The Revive retreat itself included several inspirational reflections by guest speaker Brett Powell, a longtime Catholic Christian Outreach (CCO) missionary born and raised in Saskatchewan, who presently serves as director of development for the Archdiocese of Vancouver.

Exploring Scripture and sharing personal experience, Powell brought insights into the profound love of God, and the urgent need to really get to know God, and what he wants for us.

“There is a big difference between knowing about something, and experiencing something,” Powell pointed out. “So it is with our faith. There is a difference between knowing about God and having a profound personal encounter with the living Lord.”

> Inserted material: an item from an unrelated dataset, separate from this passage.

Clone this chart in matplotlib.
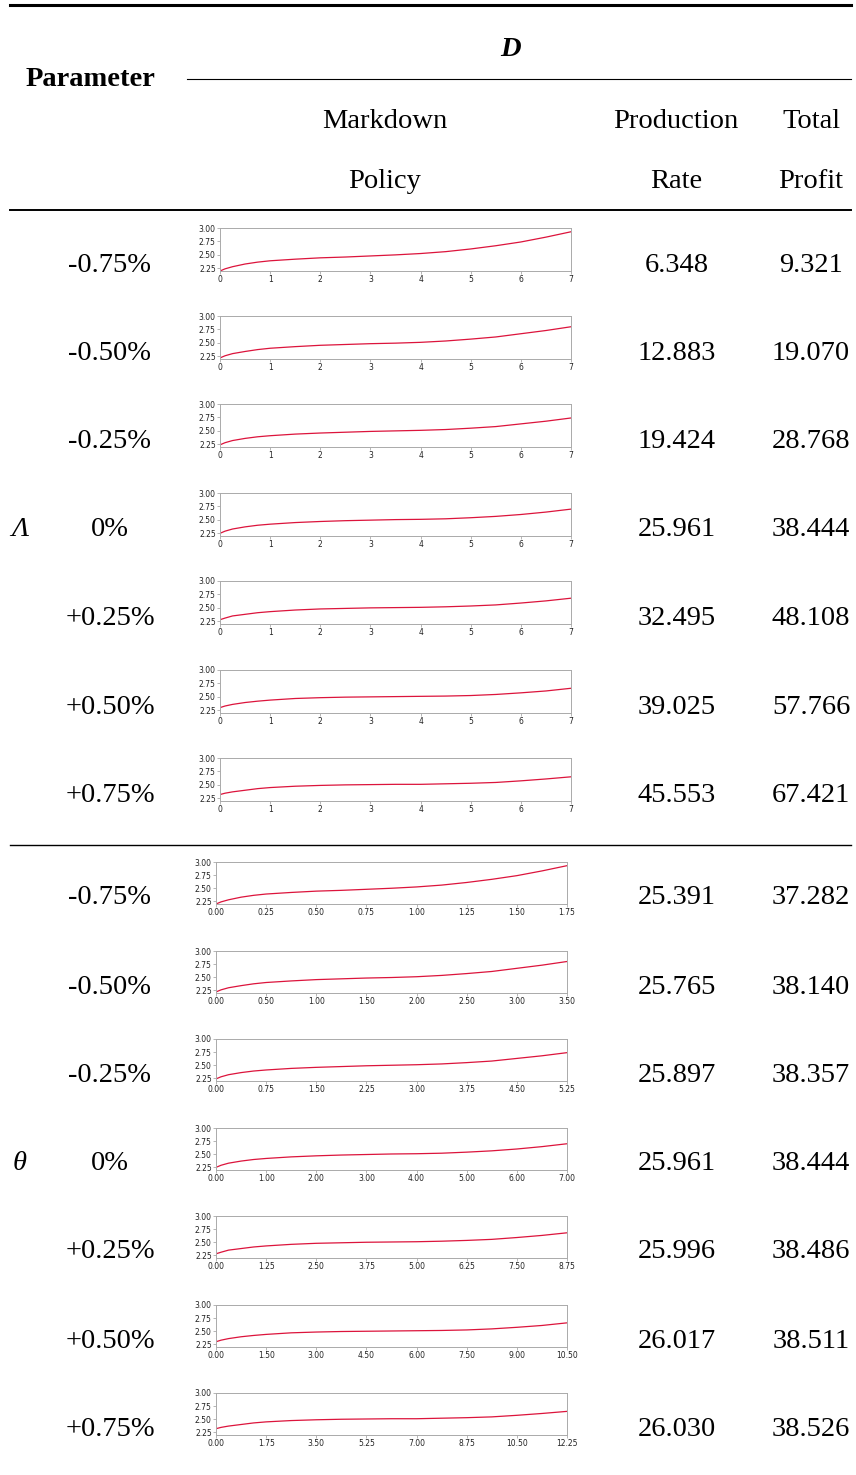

God is “not playing hide and seek,” Powell stressed. “He is the one seeking us. He is looking for us. We have a seeking father, a seeking Saviour.”

If we have difficulty responding to God’s search, it may be that our image of God is mistaken, he said. “If the ideas we have of God are wrong and deficient, our relationship will lack much of the depth and the intimacy that we so desperately need, and that God wants.”

Powell walked through Scripture stories and parables, shining new light on who God really is — a welcoming, merciful and loving father, and not a wrathful, angry judge.

“Jesus is the Word of God, he is the fullness of the revelation of the Father . . . he is God in the Flesh and he wants a relationship, he wants to come in,” Powell added.

He also stressed that “we are not designed to live on borrowed faith,” and encouraged his listeners to follow the apostle Thomas in asking Christ to reveal himself. “I think that’s a prayer that Jesus loves to answer.”

Powell pointed to Jesus’ parable of the prodigal son, which reveals the merciful father: an image of God’s faithful, searching, endless love that we can trust is also there for us.

“It is precisely my sin which attracts his merciful heart,” said Powell. “God is holding nothing back and we know this because Jesus went to the cross — he gave everything — to convince us that God’s heart is good.”

Five priests were on hand to offer the sacrament of reconciliation during the day. “In total they heard confessions for four hours with constant lineups,” said Dupuis, describing the positive response.

In addition, prayer teams offered to pray individually with anyone desiring prayer for any personal request. “It seemed as though all who took part in the prayer ministry came away with a positive experience,” noted Dupuis.

Written testimonies collected from retreat participants reveal the day’s impact. “Today touched me deeply,” wrote one participant. “I felt the real presence of God, so much so it made me weak in the knees.”

Another wrote: “I was reminded that I need to invite Jesus in to restore me when I feel inadequate or the pressure is too high. I learned from Brett’s stories that God didn’t come to take away my suffering but to fill it and be present in it.”

Dupuis concluded: “We were thrilled to be able to offer an event that seemed to appeal to so many people who had never been to a retreat before. Our hope at Immaculate Heart of Mary Parish is to continue to offer programming, events, formation, and community experiences that seek to help people encounter God in ever new and deeper ways.”